▼▼▼

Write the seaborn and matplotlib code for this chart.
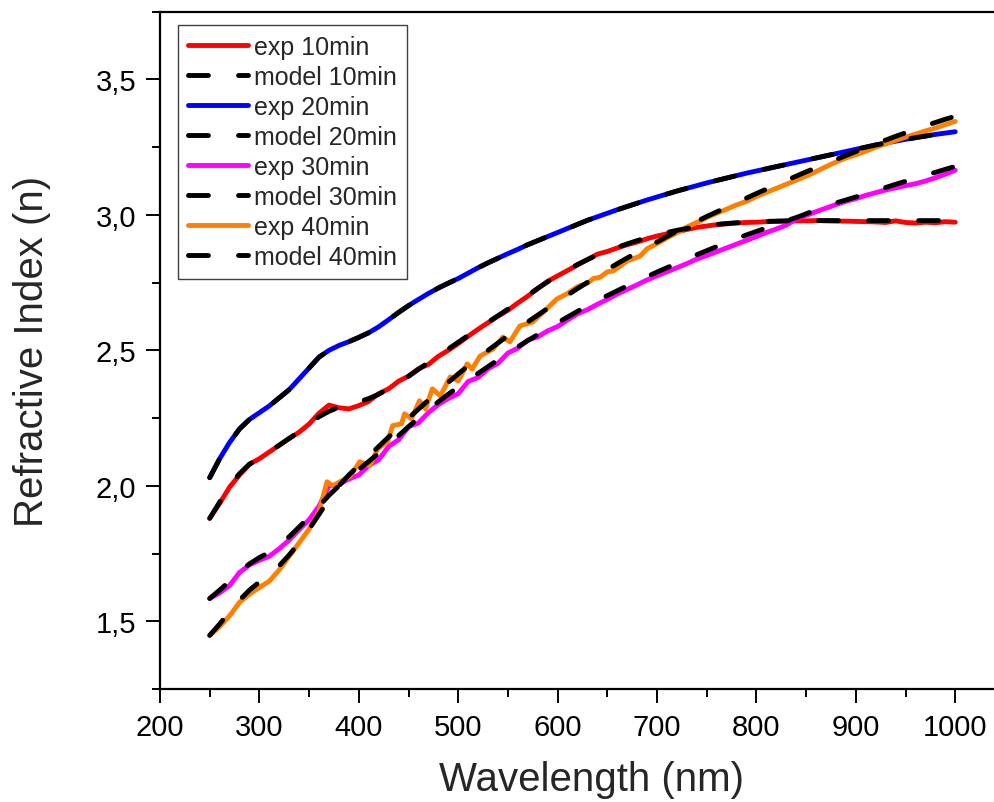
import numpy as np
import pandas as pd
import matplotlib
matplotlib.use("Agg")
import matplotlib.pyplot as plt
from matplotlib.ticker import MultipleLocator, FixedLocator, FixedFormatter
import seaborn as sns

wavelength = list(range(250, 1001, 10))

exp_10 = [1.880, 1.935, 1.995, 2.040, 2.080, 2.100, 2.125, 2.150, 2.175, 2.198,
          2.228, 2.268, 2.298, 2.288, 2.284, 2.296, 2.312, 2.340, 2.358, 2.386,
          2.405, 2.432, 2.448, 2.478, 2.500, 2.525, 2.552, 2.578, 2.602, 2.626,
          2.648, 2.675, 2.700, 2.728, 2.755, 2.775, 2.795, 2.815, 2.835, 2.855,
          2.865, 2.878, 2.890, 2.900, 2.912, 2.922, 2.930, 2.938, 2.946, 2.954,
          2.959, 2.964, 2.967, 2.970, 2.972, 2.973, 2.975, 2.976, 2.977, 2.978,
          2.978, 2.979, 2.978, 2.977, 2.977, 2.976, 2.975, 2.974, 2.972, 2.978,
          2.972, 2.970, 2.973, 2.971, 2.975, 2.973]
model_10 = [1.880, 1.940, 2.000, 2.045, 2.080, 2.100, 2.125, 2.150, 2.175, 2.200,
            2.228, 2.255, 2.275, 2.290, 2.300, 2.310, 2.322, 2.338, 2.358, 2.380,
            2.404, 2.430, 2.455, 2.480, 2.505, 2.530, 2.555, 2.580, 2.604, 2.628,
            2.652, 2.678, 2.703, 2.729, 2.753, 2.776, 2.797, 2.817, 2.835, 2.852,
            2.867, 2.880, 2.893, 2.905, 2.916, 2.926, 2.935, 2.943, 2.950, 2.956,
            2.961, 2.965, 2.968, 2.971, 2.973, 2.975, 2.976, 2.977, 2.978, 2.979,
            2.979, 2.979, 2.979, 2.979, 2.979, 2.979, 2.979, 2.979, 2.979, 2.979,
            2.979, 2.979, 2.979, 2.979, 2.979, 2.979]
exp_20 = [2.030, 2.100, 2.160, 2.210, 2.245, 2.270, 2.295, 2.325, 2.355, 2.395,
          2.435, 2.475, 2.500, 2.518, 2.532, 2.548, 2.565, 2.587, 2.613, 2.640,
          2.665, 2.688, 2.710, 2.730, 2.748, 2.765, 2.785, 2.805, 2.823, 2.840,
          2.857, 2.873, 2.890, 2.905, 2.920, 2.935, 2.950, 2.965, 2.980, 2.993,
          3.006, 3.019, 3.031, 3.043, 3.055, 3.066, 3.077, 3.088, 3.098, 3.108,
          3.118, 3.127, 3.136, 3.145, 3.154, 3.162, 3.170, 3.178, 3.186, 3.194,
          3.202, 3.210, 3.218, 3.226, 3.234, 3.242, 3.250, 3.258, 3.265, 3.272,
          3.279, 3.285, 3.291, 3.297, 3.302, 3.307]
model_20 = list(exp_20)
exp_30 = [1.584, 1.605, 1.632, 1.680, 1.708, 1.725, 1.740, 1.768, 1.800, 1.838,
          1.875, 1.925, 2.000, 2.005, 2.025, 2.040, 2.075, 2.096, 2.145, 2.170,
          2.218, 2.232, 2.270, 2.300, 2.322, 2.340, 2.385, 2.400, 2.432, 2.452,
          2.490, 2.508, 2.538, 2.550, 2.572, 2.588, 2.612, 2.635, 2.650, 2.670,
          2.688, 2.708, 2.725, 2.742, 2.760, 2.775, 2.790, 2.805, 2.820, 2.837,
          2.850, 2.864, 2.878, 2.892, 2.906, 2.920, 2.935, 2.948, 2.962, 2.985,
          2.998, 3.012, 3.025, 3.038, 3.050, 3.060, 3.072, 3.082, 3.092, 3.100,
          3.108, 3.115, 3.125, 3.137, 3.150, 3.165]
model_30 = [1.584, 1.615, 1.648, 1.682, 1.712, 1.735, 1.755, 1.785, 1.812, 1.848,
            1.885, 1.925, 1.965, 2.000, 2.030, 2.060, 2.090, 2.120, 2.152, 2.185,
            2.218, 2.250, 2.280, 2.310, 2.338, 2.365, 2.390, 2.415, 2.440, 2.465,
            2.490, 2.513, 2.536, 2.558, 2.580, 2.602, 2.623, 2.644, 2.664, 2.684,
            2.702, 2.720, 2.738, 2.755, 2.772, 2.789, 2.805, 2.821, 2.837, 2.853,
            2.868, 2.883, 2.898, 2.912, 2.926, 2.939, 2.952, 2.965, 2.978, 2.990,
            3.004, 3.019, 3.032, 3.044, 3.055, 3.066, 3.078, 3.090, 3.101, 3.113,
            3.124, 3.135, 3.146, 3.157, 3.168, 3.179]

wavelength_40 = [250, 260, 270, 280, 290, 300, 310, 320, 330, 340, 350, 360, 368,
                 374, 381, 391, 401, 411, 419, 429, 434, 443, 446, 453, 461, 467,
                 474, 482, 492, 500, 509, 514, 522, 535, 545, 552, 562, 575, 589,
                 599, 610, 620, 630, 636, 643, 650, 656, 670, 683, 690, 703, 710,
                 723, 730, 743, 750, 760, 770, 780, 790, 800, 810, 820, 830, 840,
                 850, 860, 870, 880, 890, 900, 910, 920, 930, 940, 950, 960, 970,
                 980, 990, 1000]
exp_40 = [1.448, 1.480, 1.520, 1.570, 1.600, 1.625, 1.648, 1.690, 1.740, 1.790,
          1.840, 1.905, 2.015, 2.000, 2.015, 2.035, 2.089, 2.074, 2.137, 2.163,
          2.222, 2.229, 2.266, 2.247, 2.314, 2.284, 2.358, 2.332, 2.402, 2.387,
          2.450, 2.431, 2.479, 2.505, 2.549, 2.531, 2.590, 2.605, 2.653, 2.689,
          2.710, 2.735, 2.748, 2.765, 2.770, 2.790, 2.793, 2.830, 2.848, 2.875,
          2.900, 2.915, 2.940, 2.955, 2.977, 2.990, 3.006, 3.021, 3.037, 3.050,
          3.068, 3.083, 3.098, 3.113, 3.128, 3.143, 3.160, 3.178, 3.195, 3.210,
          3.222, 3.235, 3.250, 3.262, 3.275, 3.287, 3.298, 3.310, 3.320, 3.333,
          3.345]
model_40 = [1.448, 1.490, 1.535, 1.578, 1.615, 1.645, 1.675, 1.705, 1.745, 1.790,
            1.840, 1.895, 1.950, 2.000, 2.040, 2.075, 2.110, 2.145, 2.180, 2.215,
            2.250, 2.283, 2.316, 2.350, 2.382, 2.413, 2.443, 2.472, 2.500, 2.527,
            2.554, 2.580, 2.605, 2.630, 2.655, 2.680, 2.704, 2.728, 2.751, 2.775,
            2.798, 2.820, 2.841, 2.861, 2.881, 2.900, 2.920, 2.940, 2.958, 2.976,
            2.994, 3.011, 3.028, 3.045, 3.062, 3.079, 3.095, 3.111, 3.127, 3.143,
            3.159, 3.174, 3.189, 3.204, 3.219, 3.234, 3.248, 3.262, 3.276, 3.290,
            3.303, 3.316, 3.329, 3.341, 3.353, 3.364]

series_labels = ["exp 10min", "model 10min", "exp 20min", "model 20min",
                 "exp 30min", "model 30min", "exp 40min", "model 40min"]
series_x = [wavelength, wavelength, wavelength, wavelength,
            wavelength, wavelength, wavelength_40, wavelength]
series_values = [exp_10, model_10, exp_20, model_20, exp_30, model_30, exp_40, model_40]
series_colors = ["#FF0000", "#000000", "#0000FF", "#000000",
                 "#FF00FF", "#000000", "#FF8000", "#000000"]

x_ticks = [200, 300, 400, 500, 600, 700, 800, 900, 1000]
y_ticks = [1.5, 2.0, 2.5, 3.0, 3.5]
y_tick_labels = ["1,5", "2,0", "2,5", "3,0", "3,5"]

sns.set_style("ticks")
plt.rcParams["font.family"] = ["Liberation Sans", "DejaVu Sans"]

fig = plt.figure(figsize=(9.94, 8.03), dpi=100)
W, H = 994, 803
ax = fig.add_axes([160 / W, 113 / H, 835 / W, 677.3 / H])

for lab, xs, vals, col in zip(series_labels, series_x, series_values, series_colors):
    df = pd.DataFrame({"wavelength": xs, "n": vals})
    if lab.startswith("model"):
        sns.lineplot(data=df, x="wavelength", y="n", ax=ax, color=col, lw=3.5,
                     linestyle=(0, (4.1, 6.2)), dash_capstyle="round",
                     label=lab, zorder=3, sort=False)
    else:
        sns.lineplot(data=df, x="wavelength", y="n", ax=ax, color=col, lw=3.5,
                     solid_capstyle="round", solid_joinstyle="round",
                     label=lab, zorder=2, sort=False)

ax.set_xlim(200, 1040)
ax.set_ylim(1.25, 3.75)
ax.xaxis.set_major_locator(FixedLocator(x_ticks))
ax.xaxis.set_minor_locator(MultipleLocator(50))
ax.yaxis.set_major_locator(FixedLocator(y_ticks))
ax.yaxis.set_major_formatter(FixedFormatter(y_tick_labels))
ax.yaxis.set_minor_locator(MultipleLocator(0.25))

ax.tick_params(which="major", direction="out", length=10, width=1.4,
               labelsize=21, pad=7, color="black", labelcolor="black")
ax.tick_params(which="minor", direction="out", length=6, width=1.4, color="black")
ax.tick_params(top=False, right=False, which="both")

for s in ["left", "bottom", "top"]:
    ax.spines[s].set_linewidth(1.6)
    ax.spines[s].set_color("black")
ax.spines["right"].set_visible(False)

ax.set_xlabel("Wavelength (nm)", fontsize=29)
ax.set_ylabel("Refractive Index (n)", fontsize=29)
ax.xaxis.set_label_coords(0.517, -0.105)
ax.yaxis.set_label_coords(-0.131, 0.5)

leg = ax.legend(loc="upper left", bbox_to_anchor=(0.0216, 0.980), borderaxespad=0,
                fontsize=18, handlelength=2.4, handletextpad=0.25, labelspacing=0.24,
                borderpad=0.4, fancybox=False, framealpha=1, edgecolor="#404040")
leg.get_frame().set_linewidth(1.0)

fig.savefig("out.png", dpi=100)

▲▲▲

Please quote the lines of the material, beginning with the first and ending with the one that contains "wavelength = list(range(250, 1001, 10))", exactly as written and without any pictures.

Write the seaborn and matplotlib code for this chart.
import numpy as np
import pandas as pd
import matplotlib
matplotlib.use("Agg")
import matplotlib.pyplot as plt
from matplotlib.ticker import MultipleLocator, FixedLocator, FixedFormatter
import seaborn as sns

wavelength = list(range(250, 1001, 10))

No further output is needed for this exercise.